Summoning @Dark_wizzie...

[mr moose]

http://en.wikipedia.org/wiki/Headphones

 

Essentially, yes, Higher impedance's over come damping issues in high impedance amplifiers.

[BoredErica]

Here's what Nwavguy said:

High-End Headphones Favor High Impedance - There can be some significant advantages to higher impedance headphones. A higher impedance allows for more turns of wire to be used in the voice coil of the driver. This can result in a better “motor system” with fewer compromises resulting in better overall sound. Higher impedance headphones also require less current to drive and that typically reduces distortion in multiple ways. It makes them more immune to output impedance differences between sources and also less sensitive to long cables and sharing a common wire in 3 wire cables and 3 wire connectors (i.e. headphone plugs and jacks). The amplifiers driving headphone nearly always produce lower distortion into higher impedances.

And in the comments he said this:

More turns of wire on the same diameter voice coil generally means more magnetic force. But more turns also generally means higher impedance. It's the higher magnetic force that provides better sound quality.

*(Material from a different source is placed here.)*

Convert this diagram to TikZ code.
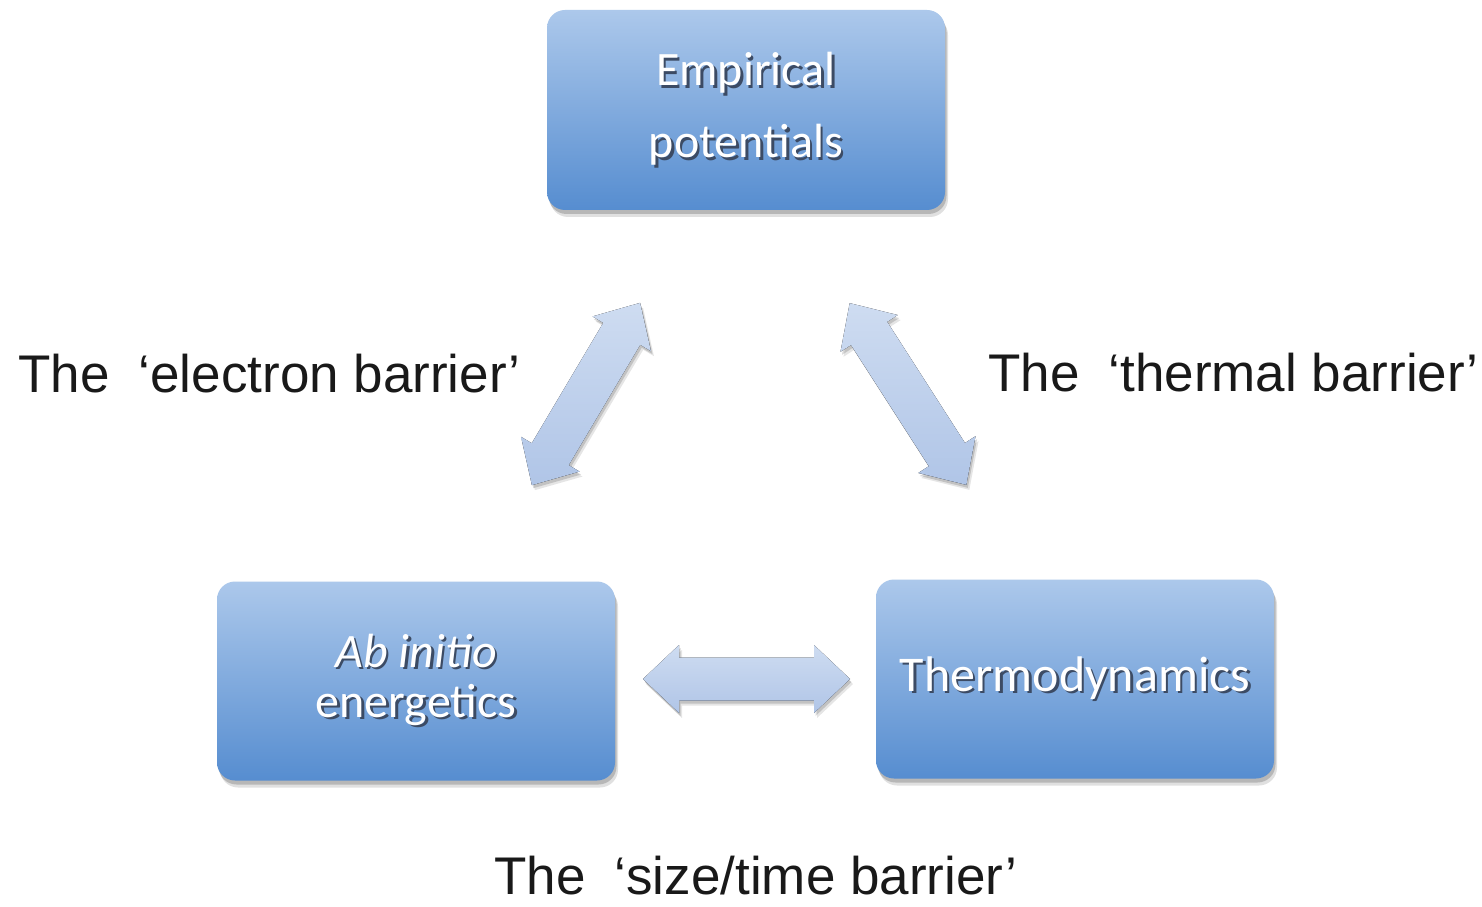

That's just one reason why higher impedance headphones, like the DT880-600, can sound better. Flat wire lets you pack more wire into the same amount of space (round wire leaves air gaps between the turns in the coil). So it can increase the magnetic force for a coil of a given size. The coil could also be smaller for the same force. Making it smaller in diameter could save some weight from the former but you're mostly leaving out air. Lower impedance does generally increase efficiency but it really depends on the driving source. The K701 is a relatively difficult to drive headphone as it needs relatively high amounts of current AND voltage. It's not especially sensitive or efficient. In general, flat wire allows for either a more powerful, or more compact, voice coil. So it does have some objective advantages. But the voice coil design is just one relatively small portion of headphone design. The magnetic system, diaphragm, suspension, damping and enclosure are all critical as well.

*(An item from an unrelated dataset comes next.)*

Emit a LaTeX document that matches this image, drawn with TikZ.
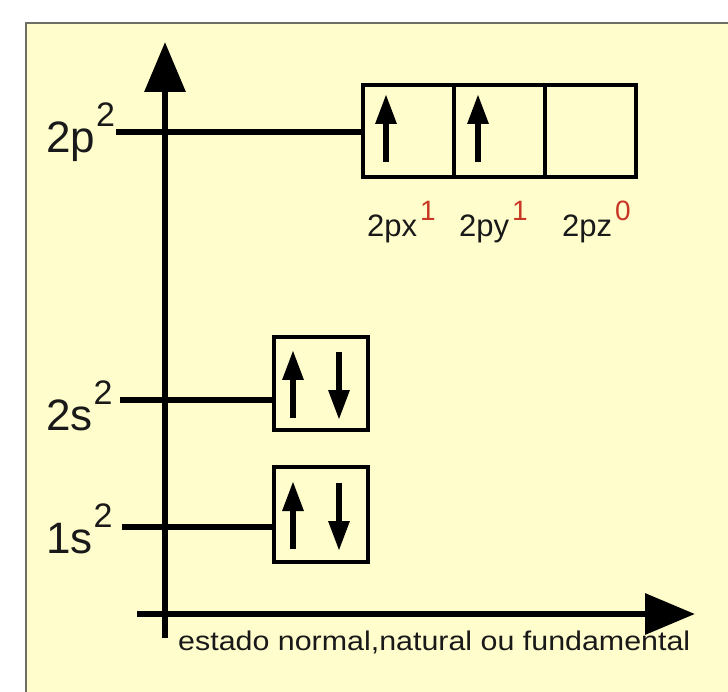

Somewhat related, we know that a harder to drive headphone is less versatile, but often the targeted market won't mind and can pony up the cash for an aftermarket amp. Or, we can go the other extreme with balanced armature IEMs with very low impedances. Those are very fun to drive as well. 

 

Also don't forget, it doesn't have to make sense. There are audiophiles buying magic cables. Some people WANT problems to fix. The large majority of headphones are not too difficult to drive, but that doesn't stop some people from losing sleep over their already overkill amp. A "high end" headphone that is too cheap or too easy to drive is almost a disappointment.

[creatip123]

There are a lot of articles and explanation on the web as to why they produce high impedance headphones. 

 

A lot of points, some are even arguable, but one thing that makes sense to me, is yes, the damping factor. 

 

Every amps have output impedance, some are small, others are not so small. In general, the smaller the better. This output impedance can cause speaker drivers (including headphone's) to have longer time to stop moving from the moving state. Let's say an ideal timespan for a single drum kick is 0.5 second. The drivers should move in 0.5 second to reproduce the drum kick sound, and then stop moving. High output impedance of an amp (relative to headphone impedance used) could cause prolonged timespan, from the intended 0.5 second to, say, 1 second, which some people dub it as 'muddy'.

 

So let's say we wanna get that ideal damping factor of 1:8. For a 32 ohms headphone, the ideal output impedance of the amp used would be max 4 ohms. Plugged to a high output impedance amps, it will become muddy, or maybe even hiss/noise floor. With a high impedance, for example, 300 ohms, the output impedance of the amp used could go up to max 37.5 ohms.

 

In a flash, keeping the damping factor of 1:8 in mind, lower impedance headphones work best only when plugged to a low output impedance amps, like a dedicated headphone amps, mobile device amps, etc. Higher impedance headphones can be plugged to a wider variety of output impedance amps, from mobile device amps, to bigger desktop amps (with high output impedance)

 

Well, that's how I understand it, anyway.